A 3D, cross-scale, baroclinic model with implicit vertical transport for the Upper Chesapeake Bay and its tributaries

•3D baroclinic model used to investigate complex Upper Chesapeake Bay.•A new implicit transport solver greatly enhances efficiency and accuracy.•Flexibility in horizontal and vertical grids is ideal for cross-scale problems.•High skills are found in both main stem and smaller tributaries.•Most vertical salinity/temperature profiles are faithfully captured with high skill.

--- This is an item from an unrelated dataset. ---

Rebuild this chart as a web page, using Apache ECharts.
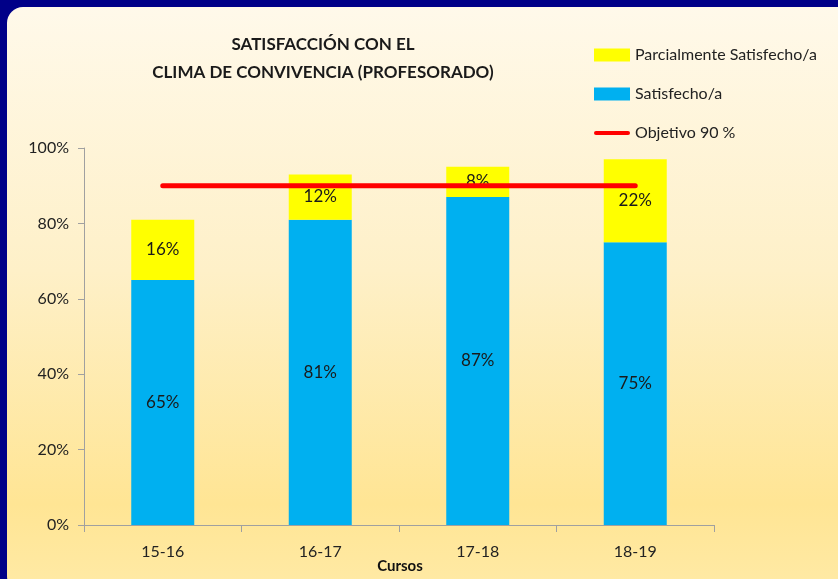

We develop a new vertically implicit transport solver, based on two total variation diminishing (TVD) limiters in space and time, inside a 3D unstructured-grid model (SCHISM), and apply it to the Upper Chesapeake Bay (UCB), which has complex geometry and sharp pycnocline. We show that the model is able to accurately and efficiently capture the elevation, velocity, salinity and temperature in both the deep and shallow regions of UCB. Compared with all available CTD casts, the overall model skills have the mean absolute error of 1.08 PSU and 0.85 °C, and correlation coefficient of 0.97 and 0.99 for salinity and temperature respectively. More importantly, the new implicit solver better captures the density stratification, which has great implications on biogeochemistry in this estuarine system. The cross-scale capability of the model is demonstrated by extending the high-resolution grids into a tributary (Chester River) and its sub-tributary (Corsica River), with minimal impact on the model efficiency. The model is also able to capture complex 3D structures at the transition zone between the main bay and the tributary, including the three-layered circulation in Baltimore Harbor. As more and more attention is being paid to the productive shallows in the Chesapeake Bay and other estuaries, the model can serve as a very powerful management tool to understand the impact of both local and remote forcing functions.